For our part, we too must stress that war is the continuation of the politics of peace, and peace is the continuation of the politics of war. The war in Yugoslavia has grown out of, and is a continuation of, the politics of modern-day capitalism, viz., imperialism. And this war cannot be understood if we leave out of account

“class antagonisms in modern society, if we leave out of account the fact that the bourgeoisie in each and every one of its acts, no matter how democratic and humanitarian they may seem, is first of all and most of all protecting its class interests”

(Lenin,

European Capital and the Autocracy,

15 April 1905).

Conclusion

In the light of the foregoing analysis, we conclude by saying that the war being waged by NATO against Yugoslavia is an unjust imperialist war aimed at cornering and monopolising the world’s energy resources, especially oil, stretching from the Middle East to the shores of the Caspian and Black Seas, that it is a war for world domination and for a share in the booty, and that it is a counter-revolutionary war for strangulating revolutionary proletarian movements.

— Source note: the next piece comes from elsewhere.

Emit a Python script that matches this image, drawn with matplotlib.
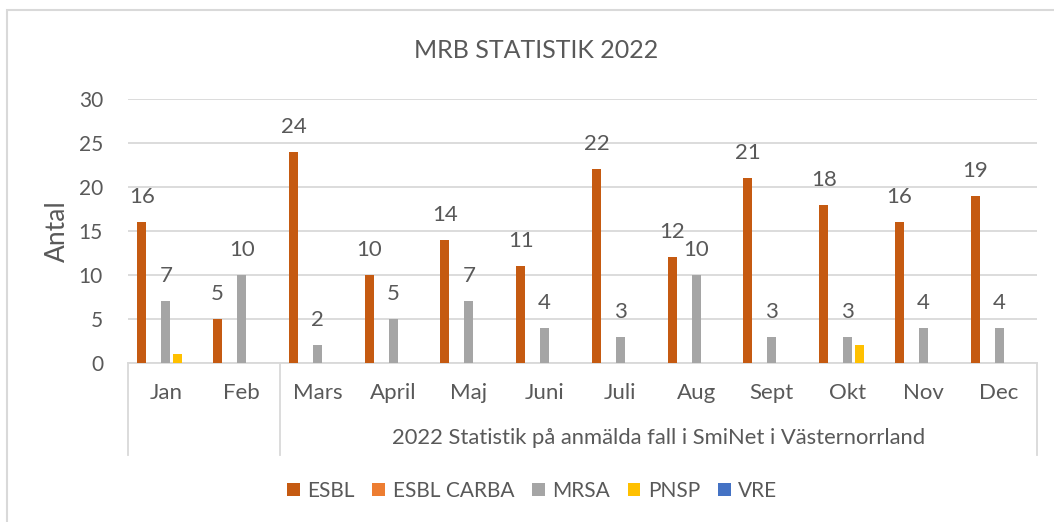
import matplotlib
matplotlib.use("Agg")
import matplotlib.pyplot as plt
import matplotlib.transforms as mtransforms
from matplotlib.lines import Line2D
from matplotlib.patches import Rectangle, Patch
import numpy as np

months = ["Jan", "Feb", "Mars", "April", "Maj", "Juni", "Juli", "Aug", "Sept", "Okt", "Nov", "Dec"]
group_label = "2022 Statistik på anmälda fall i SmiNet i Västernorrland"
series_names = ["ESBL", "ESBL CARBA", "MRSA", "PNSP", "VRE"]
esbl = [16, 5, 24, 10, 14, 11, 22, 12, 21, 18, 16, 19]
esbl_carba = [0, 0, 0, 0, 0, 0, 0, 0, 0, 0, 0, 0]
mrsa = [7, 10, 2, 5, 7, 4, 3, 10, 3, 3, 4, 4]
pnsp = [1, 0, 0, 0, 0, 0, 0, 0, 0, 2, 0, 0]
vre = [0, 0, 0, 0, 0, 0, 0, 0, 0, 0, 0, 0]
colors = ["#C55A11", "#ED7D31", "#A5A5A5", "#FFC000", "#4472C4"]
labeled = [True, False, True, False, False]

plt.rcParams['font.family'] = ['Lato', 'DejaVu Sans']
txt = "#595959"
grid = "#D9D9D9"
FS = 15

W, H = 1054, 522
fig = plt.figure(figsize=(W / 100, H / 100), dpi=100)
L, R, T, B = 128, 1037, 99, 363
ax = fig.add_axes([L / W, 1 - B / H, (R - L) / W, (B - T) / H])

x = np.arange(len(months))
slot = 0.158
bw = 0.12
all_series = [esbl, esbl_carba, mrsa, pnsp, vre]
for i, (vals, c, lab) in enumerate(zip(all_series, colors, labeled)):
    pos = x + (i - 2) * slot
    ax.bar(pos, vals, width=bw, color=c, zorder=3)
    if lab:
        for p, v in zip(pos, vals):
            if v:
                ax.annotate(str(v), (p, v), xytext=(0, 18), textcoords="offset points",
                            ha="center", va="center", fontsize=FS + 1, color=txt)

ax.set_xlim(-0.5, 11.5)
ax.set_ylim(0, 30)
ax.set_yticks([0, 5, 10, 15, 20, 25, 30])
ax.yaxis.grid(True, color=grid, lw=1.3, zorder=0)
ax.set_axisbelow(True)
for s in ["top", "right", "left"]:
    ax.spines[s].set_visible(False)
ax.spines["bottom"].set_color(grid)
ax.spines["bottom"].set_linewidth(1.3)
ax.tick_params(axis="y", length=0, pad=18, labelsize=FS, labelcolor=txt)
ax.set_xticks([])
fig.text(57 / W, 1 - 231 / H, "Antal", rotation=90, ha="center", va="center",
         fontsize=19, color=txt)

# multi-level category axis
bt = mtransforms.blended_transform_factory(ax.transData, ax.transAxes)
ybot = (B - 455) / (B - T)
for xs in [-0.5, 1.5, 11.5]:
    ax.add_line(Line2D([xs, xs], [0, ybot], transform=bt, color=grid, lw=1.3, clip_on=False))
ymon = (B - 393) / (B - T)
for xi, m in zip(x, months):
    ax.text(xi, ymon, m, transform=bt, ha="center", va="center", fontsize=16, color=txt)
ygrp = (B - 438) / (B - T)
ax.text((1.5 + 11.5) / 2, ygrp, group_label, transform=bt, ha="center", va="center",
        fontsize=15.8, color=txt)

fig.text(536.5 / W, 1 - 51 / H, "MRB STATISTIK 2022", ha="center", va="center",
         fontsize=18, color=txt)

handles = [Patch(facecolor=c, edgecolor="none") for c in colors]
fig.legend(handles, series_names, loc="center", bbox_to_anchor=(532 / W, 1 - 491 / H),
           ncol=5, frameon=False, fontsize=FS, labelcolor=txt, handlelength=0.62,
           handleheight=0.62, handletextpad=0.35, columnspacing=0.85)

fig.patches.append(Rectangle((7 / W, -0.1), 2, 1.1 - 10 / H, transform=fig.transFigure,
                             facecolor="none", edgecolor=grid, lw=1.5))

fig.savefig("out.png", dpi=100)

Tony Blair is lying, as are the other NATO leaders, when he says that “[t]

his is a conflict we are fighting not for territory but for values, for a new internationalism where the brutal repression of whole ethnic groups will no longer be tolerated, for a world where those responsible for such crimes have nowhere to hide.

“We are fighting for a world where dictators are no longer able to visit horrific punishments on their own peoples in order to stay in power.” (Quotations reproduced in

The Times

of 12 April from Blair’s article in

Newsweek

magazine).

The truth is just the opposite of what is asserted by Tony Blair, and he knows it. NATO is fighting for territory, for spheres of influence and maximum profits of the multinational corporations – from the oil giants to the armament manufacturers – who are rubbing their hands with glee at the juicy prize which, they hope, will come their way during and at the end of the war. This war has nothing to do with internationalism, human rights and democracy. It is a rapacious war made by a most blood-thirsty group of imperialist states on behalf of the robber barons and financial magnates of monopoly capitalism. The truth is that Clintons and Blairs are the political representatives of monopoly capitalism who are waging a genocidal war against tiny Yugoslavia, in the interests of a handful of giant monopolies. They are war criminals and perpetrators of genocide and must be branded as such, clearly loudly and unequivocally.

The wider working class (we are not speaking here of its privileged stratum – the labour aristocracy) have nothing to gain from it. They must oppose this war. More than that, they must work for the defeat of the neo-Nazi war-mongering NATO coalition.

Those who are waging this war against other people abroad are also the very people who are in the forefront of those launching attacks on working people at home – the unemployed, the lone parents, the pensioners, the sick, the low paid, the students and ethnic minorities.

The working class must take its cue from the internationalism of the Greek sailors who have refused to go to war against Yugoslavia and whose courageous statements we reproduce elsewhere in this issue, and not from the servile lackeys of the stock exchange and financial capital – the Blairs, Robertsons, Cooks and Livingstones of the stinking corpse known as the Labour Party.

Finally the working class must, as it ponders over the causes of this war, realise clearly that

“it is impossible to escape imperialist war , and imperialist world which inevitably engenders imperialist war, it is impossible to escape that inferno, EXCEPT BY A BOLSHEVIK STRUGGLE AND A BOLSHEVIK REVOLUTION”

(Lenin,

The Fourth Anniversary of the October Revolution,

14 October, 1921).

This is the message that must permeate the working class movement.